Originally Posted by
Biker395
Seriously?
Laws are written to be workable ... they define criminal behavior in clear terms. It has nothing to do with presumed innocence.
But there is no criminal behavior in just the mere presence of a drone, even over your property. I'm going to say this again. The FAA regulates aircraft and airspace. A drone is an aircraft. The simple act of flying a drone in the airspace above your property is not a violation of any law. Local communities cannot legislate flying an aircraft as an illegal act because the FAA regulates the airspace. Got it?
So
if you define additional actions, be it photographing, dropping things, firing weapons, etc. as illegal, then fine. But guess what? If you want to charge someone with those things, you actually have to prove they did it! Just flying a drone (try not to lose focus here...we've established
just flying a drone is legal) does not support a criminal charge, and is not evidence of any of the additional activity that is illegal.
Presumption of innocence is the heart of it because you want to make it illegal for someone to fly a drone on your property and the only way you can possibly do that is to impose presumption of guilt for something that you admit you have no way of proving.
Originally Posted by
Biker395
How about an example? It's already illegal for you to walk into someone's back yard without permission, regardless of whether you have a camera or not. It's trespassing. Going there with a camera and snooping around in windows is a separate, additional crime.
And trespassing law doesn't apply to aircraft in regulated airspace, which includes above your property. There is
no crime with an aircraft flying or even hovering your house, yet if someone walked onto your property, it would be a crime. Do.you.now.see.the.distinction? You're an actual frickin' lawyer and you can't even see that your analogy is utterly flawed and useless?! This is why people operating jetliners, FedEx cargo flights, Cessnas, crop dusters, news choppers, etc. cannot be charged with trespassing for flying over your property. Nor can they be charged with invading your privacy unless you can present, you know, actual evidence that they did so. Just whining "but they're in my airspace, they must be spying on me!" actually doesn't constitute proof of anything except perhaps that the person is a big stranger-danger crybaby.
Originally Posted by
Biker395
Given that, why should you think you're entitled to fly a drone into it and hover around instead? All you are doing is using your drone as a proxy for yourself.

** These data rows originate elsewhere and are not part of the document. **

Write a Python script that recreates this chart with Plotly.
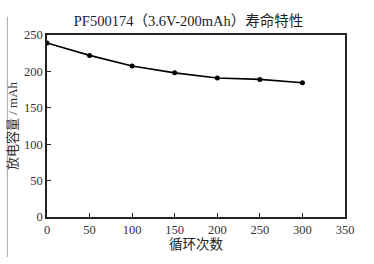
import plotly.graph_objects as go

cycles = [0, 50, 100, 150, 200, 250, 300]
capacity = [239, 222, 207.5, 198, 191, 189, 184.5]
x_ticks = [0, 50, 100, 150, 200, 250, 300, 350]
y_ticks = [0, 50, 100, 150, 200, 250]

fnt = "Liberation Serif, Times New Roman, Noto Sans CJK SC, serif"

fig = go.Figure()
fig.add_trace(go.Scatter(
    x=cycles, y=capacity, mode="lines+markers",
    line=dict(color="black", width=1.6),
    marker=dict(color="black", size=5),
    showlegend=False,
))

fig.update_layout(
    width=374, height=264,
    margin=dict(l=43, r=29, t=35, b=47),
    paper_bgcolor="white", plot_bgcolor="white",
    font=dict(family=fnt, color="#222", size=12),
    title=dict(text="PF500174（3.6V-200mAh）寿命特性", x=0.475, xref="paper",
               y=1, yref="container", yanchor="top", pad=dict(t=16),
               font=dict(family=fnt, size=14.5, color="#222")),
)
fig.update_xaxes(
    range=[0, 350], tickvals=x_ticks, showgrid=False, zeroline=False,
    showline=True, linecolor="#222", linewidth=1.5, mirror=True,
    ticks="inside", ticklen=4, tickcolor="#222",
    tickfont=dict(family=fnt, size=12.5, color="#333"),
    title=dict(text="循环次数", font=dict(family=fnt, size=13.5, color="#222"), standoff=0),
)
fig.update_yaxes(
    range=[0, 250], tickvals=y_ticks, showgrid=False, zeroline=False,
    showline=True, linecolor="#222", linewidth=1.5, mirror=True,
    ticks="inside", ticklen=4, tickcolor="#222",
    tickfont=dict(family=fnt, size=12.5, color="#333"),
    title=dict(text="放电容量 / mAh", font=dict(family=fnt, size=13, color="#333"), standoff=3),
)
fig.add_shape(type="line", xref="paper", yref="paper", x0=-0.133, x1=-0.133,
              y0=-0.22, y1=1.1, line=dict(color="#aaa", width=1))
fig.write_html("out.html")
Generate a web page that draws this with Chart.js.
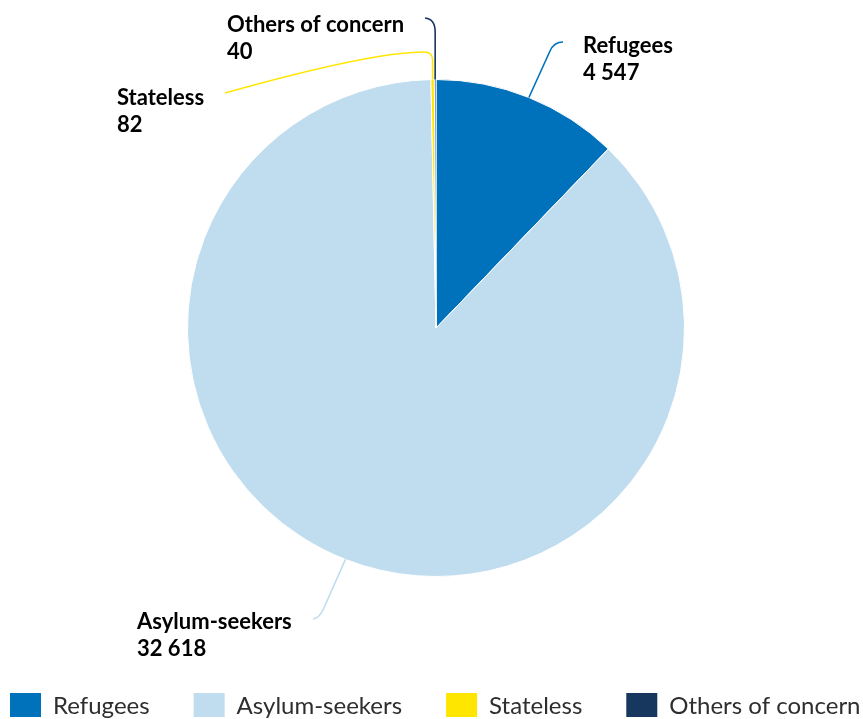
<!DOCTYPE html>
<html>
<head>
<meta charset="utf-8">
<script src="https://cdn.jsdelivr.net/npm/chart.js@4/dist/chart.umd.min.js"></script>
<style>
html,body{margin:0;padding:0;background:#fff}
#wrap{width:863px;height:719px}
</style>
</head>
<body>
<div id="wrap"><canvas id="myChart"></canvas></div>
<script>
const categorias = ['Refugees', 'Asylum-seekers', 'Stateless', 'Others of concern']
const valores = [4547, 32618, 82, 40]
const textoValores = ['4 547', '32 618', '82', '40']
const colores = ['#0072BC', '#BFDDEE', '#FFE600', '#18375F']

// where each label sits and how its leader line runs (anchor comes from the arc)
const posEtiquetas = [
  {x: 583, y: 53, linea: (c, a) => { c.moveTo(a.x, a.y); c.lineTo(550, 51); c.quadraticCurveTo(554, 42, 563, 42) }},
  {x: 137, y: 629, linea: (c, a) => { c.moveTo(a.x, a.y); c.lineTo(323, 610); c.quadraticCurveTo(319, 618, 313, 619) }},
  {x: 117, y: 105, linea: (c, a) => { c.moveTo(a.x, a.y); c.lineTo(a.x, 60); c.quadraticCurveTo(a.x, 52, 424, 52); c.bezierCurveTo(380, 52, 300, 72, 225, 93) }},
  {x: 227, y: 32, linea: (c, a) => { c.moveTo(a.x, a.y); c.lineTo(a.x, 32); c.quadraticCurveTo(a.x, 19, 425, 18) }}
]

const etiquetasPlugin = {
  id: 'etiquetas',
  afterDraw(chart) {
    const ctx = chart.ctx
    const arcs = chart.getDatasetMeta(0).data
    ctx.save()
    arcs.forEach((arc, i) => {
      const p = arc.getProps(['x', 'y', 'startAngle', 'endAngle', 'outerRadius'], true)
      const mid = (p.startAngle + p.endAngle) / 2
      const a = {x: p.x + Math.cos(mid) * p.outerRadius, y: p.y + Math.sin(mid) * p.outerRadius}
      const pos = posEtiquetas[i]
      ctx.beginPath()
      pos.linea(ctx, a)
      ctx.strokeStyle = colores[i]
      ctx.lineWidth = 1.6
      ctx.stroke()
      ctx.fillStyle = '#000'
      ctx.font = 'bold 22px Lato'
      ctx.textBaseline = 'alphabetic'
      ctx.textAlign = 'left'
      ctx.fillText(categorias[i], pos.x, pos.y)
      ctx.fillText(textoValores[i], pos.x, pos.y + 27)
    })
    // leyenda
    let x = 10
    ctx.font = '24px Lato'
    categorias.forEach((cat, i) => {
      ctx.fillStyle = colores[i]
      ctx.fillRect(x, 693, 31, 24)
      ctx.fillStyle = '#2e2e2e'
      ctx.fillText(cat, x + 43, 714)
      x += 43 + ctx.measureText(cat).width + 44
    })
    ctx.restore()
  }
}

const $ctx = document.getElementById('myChart').getContext('2d')
new Chart($ctx, {
  type: 'pie',
  data: {
    labels: categorias,
    datasets: [{
      data: valores,
      backgroundColor: colores,
      borderColor: '#fff',
      borderWidth: 1
    }]
  },
  options: {
    responsive: true,
    maintainAspectRatio: false,
    animation: false,
    layout: {padding: {top: 79, bottom: 142, left: 9, right: 0}},
    plugins: {
      legend: {display: false},
      tooltip: {enabled: false}
    }
  },
  plugins: [etiquetasPlugin]
})
</script>
</body>
</html>
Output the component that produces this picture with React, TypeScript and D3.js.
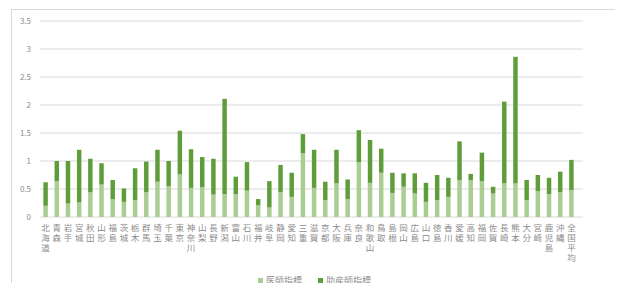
import React from 'react';
import * as d3 from 'd3';

const prefectures = [
  '北海道', '青森', '岩手', '宮城', '秋田', '山形', '福島', '茨城', '栃木', '群馬',
  '埼玉', '千葉', '東京', '神奈川', '山梨', '長野', '新潟', '富山', '石川', '福井',
  '岐阜', '静岡', '愛知', '三重', '滋賀', '京都', '大阪', '兵庫', '奈良', '和歌山',
  '鳥取', '島根', '岡山', '広島', '山口', '徳島', '香川', '愛媛', '高知', '福岡',
  '佐賀', '長崎', '熊本', '大分', '宮崎', '鹿児島', '沖縄', '全国平均',
];

// 医師指標
const doctorIndex = [
  0.2, 0.64, 0.24, 0.26, 0.44, 0.58, 0.32, 0.27, 0.3, 0.44,
  0.63, 0.55, 0.76, 0.52, 0.53, 0.4, 0.41, 0.41, 0.47, 0.21,
  0.17, 0.44, 0.36, 1.14, 0.52, 0.3, 0.6, 0.32, 0.98, 0.61,
  0.79, 0.43, 0.54, 0.42, 0.27, 0.3, 0.36, 0.66, 0.655, 0.64,
  0.42, 0.6, 0.6, 0.3, 0.46, 0.41, 0.44, 0.48,
];

// 助産師指標
const midwifeIndex = [
  0.42, 0.36, 0.76, 0.94, 0.6, 0.38, 0.34, 0.24, 0.57, 0.55,
  0.57, 0.45, 0.78, 0.69, 0.54, 0.64, 1.7, 0.31, 0.51, 0.11,
  0.47, 0.49, 0.43, 0.34, 0.68, 0.33, 0.6, 0.35, 0.57, 0.765,
  0.43, 0.36, 0.24, 0.36, 0.34, 0.45, 0.34, 0.69, 0.115, 0.51,
  0.12, 1.46, 2.26, 0.36, 0.29, 0.29, 0.37, 0.54,
];

const yTicks = [0, 0.5, 1, 1.5, 2, 2.5, 3, 3.5];

const series = [
  { name: '医師指標', color: '#a9cd92' },
  { name: '助産師指標', color: '#5f9d3b' },
];

const W = 623;
const H = 291;
const margin = { left: 40, right: 46, top: 21, bottom: 74 };

export default function App() {
  const x = d3.scaleBand<string>()
    .domain(prefectures)
    .range([margin.left, W - margin.right])
    .paddingInner(0.6)
    .paddingOuter(0.3);
  const y = d3.scaleLinear().domain([0, 3.5]).range([H - margin.bottom, margin.top]);

  const rows = prefectures.map((p, i) => ({ p, doctor: doctorIndex[i], midwife: midwifeIndex[i] }));
  const stacked = d3.stack<any>().keys(['doctor', 'midwife'])(rows);

  return (
    <div style={{ margin: '-8px' }}>
      <svg width={W} height={H} style={{ display: 'block', fontFamily: '"Noto Sans CJK JP", sans-serif' }}>
        <rect x={11.5} y={9.5} width={607} height={290} fill="#fff" stroke="#d9d9d9" />
        {yTicks.map(t => (
          <g key={t}>
            <line x1={margin.left} x2={W - margin.right + 6} y1={y(t)} y2={y(t)} stroke="#d9d9d9" strokeWidth={1} />
            <text x={31} y={y(t)} dy="0.35em" textAnchor="end" fontSize={8} fill="#8c8c8c">{t}</text>
          </g>
        ))}
        {stacked.map((s, si) => (
          <g key={si} fill={series[si].color}>
            {s.map((d, i) => (
              <rect key={i} x={x(prefectures[i])} width={x.bandwidth()} y={y(d[1])} height={y(d[0]) - y(d[1])} />
            ))}
          </g>
        ))}
        {prefectures.map(p => (
          <g key={p}>
            {p.split('').map((c, ci) => (
              <text key={ci} x={(x(p) as number) + x.bandwidth() / 2} y={231 + ci * 10}
                fontSize={8.5} fill="#8c8c8c" textAnchor="middle">{c}</text>
            ))}
          </g>
        ))}
        {series.map((s, i) => (
          <g key={s.name} transform={`translate(${i === 0 ? 258 : 318},281)`}>
            <rect x={0} y={-3} width={5} height={5} fill={s.color} />
            <text x={8} y={0} dy="0.35em" fontSize={9} fill="#8c8c8c">{s.name}</text>
          </g>
        ))}
      </svg>
    </div>
  );
}
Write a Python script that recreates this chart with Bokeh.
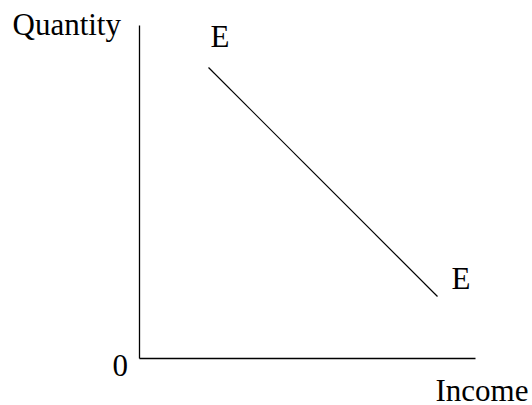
from bokeh.plotting import figure
from bokeh.models import Range1d
from bokeh.core.properties import value
from bokeh.embed import file_html
from bokeh.resources import INLINE

# Engel-type curve E-E: quantity falls as income rises
income = [69, 298]
quantity = [291, 62]

# Axis extents (origin at 0, 0)
x_axis_end = 336
y_axis_end = 333

# Labels
curve_label = "E"
x_title = "Income"
y_title = "Quantity"
origin_label = "0"

FONT = value("Liberation Serif")
SIZE = "31px"

p = figure(width=532, height=405, output_backend="svg", toolbar_location=None,
           x_range=Range1d(-139, 393), y_range=Range1d(-47, 358),
           min_border=0, min_border_left=0, min_border_right=0,
           min_border_top=0, min_border_bottom=0)
p.axis.visible = False
p.grid.visible = False
p.outline_line_color = None
p.background_fill_color = "white"
p.border_fill_color = "white"

# Axes drawn as plain lines
p.line([0, 0], [0, y_axis_end], line_color="black", line_width=1.3)
p.line([0, x_axis_end], [0, 0], line_color="black", line_width=1.3)

# The curve
p.line(income, quantity, line_color="black", line_width=1.2)

def label(x, y, t):
    p.text(x=[x], y=[y], text=[t], text_font=FONT, text_font_size=SIZE,
           text_color="black", text_baseline="alphabetic", text_align="left")

label(-127, 334, y_title)
label(income[0] + 2, quantity[0] + 31, curve_label)
label(income[1] + 14, quantity[1] + 18, curve_label)
label(-27, -7, origin_label)
label(296, -32, x_title)

open("out.html", "w").write(file_html(p, INLINE))
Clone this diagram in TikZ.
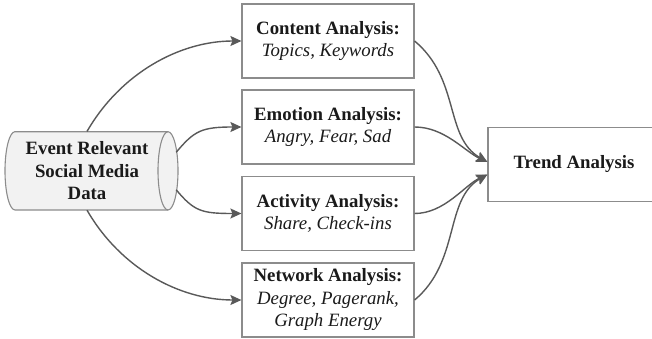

Given that the FAA says that it is legal to operate a drone for recreational purposes in airspace up to 400' even over private property, yes I think everyone has that right. You keep using words like "entitled" to make it seem like I'm taking some stand about rights. All I am doing is pointing out that the law gives everyone that right and people who think they can destroy a drone are violating federal law regarding aircraft and local laws about destruction of property, endangerment, etc., and incurring civil liability for the property that they destroy. I have not taken any moral stand on the rightness or wrongness of this, other than to say that we should be subject to the actual laws the way they are written, not how we imagine them to be.
Originally Posted by
Biker395
I'm frankly astounded that you would regard flying a drone around in someone else's back yard to be OK.
Keep trying. Why as a lawyer would you be astounded that someone simply points out what is clearly legal? The letter of the law says so, the law has been practiced so (given a number of drone-attackers being arrested and paying restitution while drone operators are not arrested, charged, or convicted, or subject to civil suits regarding privacy invasion). Only your assurances that it *must* be illegal anyway and this actually, somehow, some way, gives you the right to destroy aircraft in the air in violation of federal law, say different.